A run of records

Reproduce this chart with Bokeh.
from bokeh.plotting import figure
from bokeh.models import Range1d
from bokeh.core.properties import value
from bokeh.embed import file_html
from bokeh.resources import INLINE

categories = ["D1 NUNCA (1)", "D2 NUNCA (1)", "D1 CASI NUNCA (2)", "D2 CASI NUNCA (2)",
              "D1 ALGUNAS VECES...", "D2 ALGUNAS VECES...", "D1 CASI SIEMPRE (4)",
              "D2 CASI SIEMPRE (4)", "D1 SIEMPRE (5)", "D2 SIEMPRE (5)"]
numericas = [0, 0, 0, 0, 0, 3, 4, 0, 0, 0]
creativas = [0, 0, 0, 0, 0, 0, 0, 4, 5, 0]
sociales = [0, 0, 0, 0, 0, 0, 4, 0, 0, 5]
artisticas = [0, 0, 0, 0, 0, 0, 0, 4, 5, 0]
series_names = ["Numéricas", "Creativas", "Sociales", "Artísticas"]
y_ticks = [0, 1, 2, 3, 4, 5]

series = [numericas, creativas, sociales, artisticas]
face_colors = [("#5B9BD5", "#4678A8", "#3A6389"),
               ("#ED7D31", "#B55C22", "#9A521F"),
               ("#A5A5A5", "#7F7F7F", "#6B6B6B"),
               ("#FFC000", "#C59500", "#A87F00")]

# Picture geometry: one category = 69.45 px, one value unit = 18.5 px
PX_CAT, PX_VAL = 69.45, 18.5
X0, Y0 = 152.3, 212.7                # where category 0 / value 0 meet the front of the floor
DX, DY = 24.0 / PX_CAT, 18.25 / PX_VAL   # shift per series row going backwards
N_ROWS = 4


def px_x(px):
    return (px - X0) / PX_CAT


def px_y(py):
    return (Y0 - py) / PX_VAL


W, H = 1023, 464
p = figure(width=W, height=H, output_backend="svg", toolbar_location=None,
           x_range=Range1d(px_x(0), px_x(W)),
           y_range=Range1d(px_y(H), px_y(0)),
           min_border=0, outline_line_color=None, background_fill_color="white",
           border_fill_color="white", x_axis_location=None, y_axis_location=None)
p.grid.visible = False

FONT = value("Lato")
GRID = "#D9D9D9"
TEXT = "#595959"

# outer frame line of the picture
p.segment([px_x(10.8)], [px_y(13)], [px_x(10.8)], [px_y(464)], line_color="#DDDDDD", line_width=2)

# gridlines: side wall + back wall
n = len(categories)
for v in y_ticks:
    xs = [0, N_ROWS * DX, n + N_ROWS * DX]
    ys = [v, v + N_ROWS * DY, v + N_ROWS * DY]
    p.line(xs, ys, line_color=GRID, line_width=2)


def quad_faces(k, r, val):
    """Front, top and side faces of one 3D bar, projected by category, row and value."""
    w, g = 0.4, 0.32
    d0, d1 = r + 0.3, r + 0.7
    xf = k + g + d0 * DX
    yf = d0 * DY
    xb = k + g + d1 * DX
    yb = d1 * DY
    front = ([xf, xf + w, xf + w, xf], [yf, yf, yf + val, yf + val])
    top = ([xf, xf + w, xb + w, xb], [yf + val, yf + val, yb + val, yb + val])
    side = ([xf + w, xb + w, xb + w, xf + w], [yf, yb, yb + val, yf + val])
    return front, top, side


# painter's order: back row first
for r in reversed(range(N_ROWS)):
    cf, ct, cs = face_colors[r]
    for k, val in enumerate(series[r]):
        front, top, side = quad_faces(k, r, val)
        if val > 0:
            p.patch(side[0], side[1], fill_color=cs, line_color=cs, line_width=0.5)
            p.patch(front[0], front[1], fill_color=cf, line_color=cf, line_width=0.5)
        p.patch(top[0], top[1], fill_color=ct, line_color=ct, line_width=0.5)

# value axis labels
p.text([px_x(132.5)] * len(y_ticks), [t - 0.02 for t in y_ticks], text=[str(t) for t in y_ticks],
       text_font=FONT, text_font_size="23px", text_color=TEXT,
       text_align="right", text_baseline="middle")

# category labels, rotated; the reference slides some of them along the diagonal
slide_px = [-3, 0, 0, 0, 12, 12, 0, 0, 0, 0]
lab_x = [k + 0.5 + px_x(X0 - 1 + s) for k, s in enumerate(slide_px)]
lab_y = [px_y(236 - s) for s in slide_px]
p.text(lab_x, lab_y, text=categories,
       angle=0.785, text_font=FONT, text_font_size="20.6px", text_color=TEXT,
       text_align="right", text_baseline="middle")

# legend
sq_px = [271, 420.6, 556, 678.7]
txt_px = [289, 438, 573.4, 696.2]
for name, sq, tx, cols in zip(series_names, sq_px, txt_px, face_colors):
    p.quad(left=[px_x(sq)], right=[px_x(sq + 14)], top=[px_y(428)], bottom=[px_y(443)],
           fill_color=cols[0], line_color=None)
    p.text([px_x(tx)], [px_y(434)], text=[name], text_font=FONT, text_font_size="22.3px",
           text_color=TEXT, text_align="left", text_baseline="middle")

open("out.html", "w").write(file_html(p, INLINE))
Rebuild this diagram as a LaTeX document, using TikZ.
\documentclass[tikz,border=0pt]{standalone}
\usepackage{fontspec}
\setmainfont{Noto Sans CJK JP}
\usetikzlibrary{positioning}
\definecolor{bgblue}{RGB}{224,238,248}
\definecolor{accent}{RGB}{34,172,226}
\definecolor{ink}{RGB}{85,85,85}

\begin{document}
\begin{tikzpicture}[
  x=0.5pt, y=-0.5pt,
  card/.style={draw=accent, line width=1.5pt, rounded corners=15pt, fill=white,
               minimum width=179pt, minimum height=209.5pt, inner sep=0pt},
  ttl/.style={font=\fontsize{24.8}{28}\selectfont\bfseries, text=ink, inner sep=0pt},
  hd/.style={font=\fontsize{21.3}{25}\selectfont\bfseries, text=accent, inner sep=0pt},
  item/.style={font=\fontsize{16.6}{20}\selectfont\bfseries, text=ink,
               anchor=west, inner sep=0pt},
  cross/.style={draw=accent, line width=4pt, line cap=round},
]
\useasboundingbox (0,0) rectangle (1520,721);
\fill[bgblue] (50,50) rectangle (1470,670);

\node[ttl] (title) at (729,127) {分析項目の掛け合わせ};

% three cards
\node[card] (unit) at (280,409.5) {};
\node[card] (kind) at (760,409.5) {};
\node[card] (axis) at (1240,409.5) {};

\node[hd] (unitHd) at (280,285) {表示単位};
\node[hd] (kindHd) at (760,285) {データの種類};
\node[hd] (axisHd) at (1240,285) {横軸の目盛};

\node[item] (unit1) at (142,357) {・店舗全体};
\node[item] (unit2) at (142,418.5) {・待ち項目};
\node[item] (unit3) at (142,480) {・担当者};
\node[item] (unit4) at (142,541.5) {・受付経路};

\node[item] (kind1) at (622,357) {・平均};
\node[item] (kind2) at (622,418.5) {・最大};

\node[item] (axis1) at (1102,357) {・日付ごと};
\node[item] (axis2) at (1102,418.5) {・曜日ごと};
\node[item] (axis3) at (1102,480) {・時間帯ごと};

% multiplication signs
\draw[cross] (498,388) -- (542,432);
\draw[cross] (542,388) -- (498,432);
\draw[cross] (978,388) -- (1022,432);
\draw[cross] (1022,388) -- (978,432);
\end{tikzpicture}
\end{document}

▶ [Stated exercise] Set the lines down exactly, from the first line of the records to the line where "return (Y0 - py) / PX_VAL" appears, with both ends kept.

▶ [Solution for this exercise]
Reproduce this chart with Bokeh.
from bokeh.plotting import figure
from bokeh.models import Range1d
from bokeh.core.properties import value
from bokeh.embed import file_html
from bokeh.resources import INLINE

categories = ["D1 NUNCA (1)", "D2 NUNCA (1)", "D1 CASI NUNCA (2)", "D2 CASI NUNCA (2)",
              "D1 ALGUNAS VECES...", "D2 ALGUNAS VECES...", "D1 CASI SIEMPRE (4)",
              "D2 CASI SIEMPRE (4)", "D1 SIEMPRE (5)", "D2 SIEMPRE (5)"]
numericas = [0, 0, 0, 0, 0, 3, 4, 0, 0, 0]
creativas = [0, 0, 0, 0, 0, 0, 0, 4, 5, 0]
sociales = [0, 0, 0, 0, 0, 0, 4, 0, 0, 5]
artisticas = [0, 0, 0, 0, 0, 0, 0, 4, 5, 0]
series_names = ["Numéricas", "Creativas", "Sociales", "Artísticas"]
y_ticks = [0, 1, 2, 3, 4, 5]

series = [numericas, creativas, sociales, artisticas]
face_colors = [("#5B9BD5", "#4678A8", "#3A6389"),
               ("#ED7D31", "#B55C22", "#9A521F"),
               ("#A5A5A5", "#7F7F7F", "#6B6B6B"),
               ("#FFC000", "#C59500", "#A87F00")]

# Picture geometry: one category = 69.45 px, one value unit = 18.5 px
PX_CAT, PX_VAL = 69.45, 18.5
X0, Y0 = 152.3, 212.7                # where category 0 / value 0 meet the front of the floor
DX, DY = 24.0 / PX_CAT, 18.25 / PX_VAL   # shift per series row going backwards
N_ROWS = 4


def px_x(px):
    return (px - X0) / PX_CAT


def px_y(py):
    return (Y0 - py) / PX_VAL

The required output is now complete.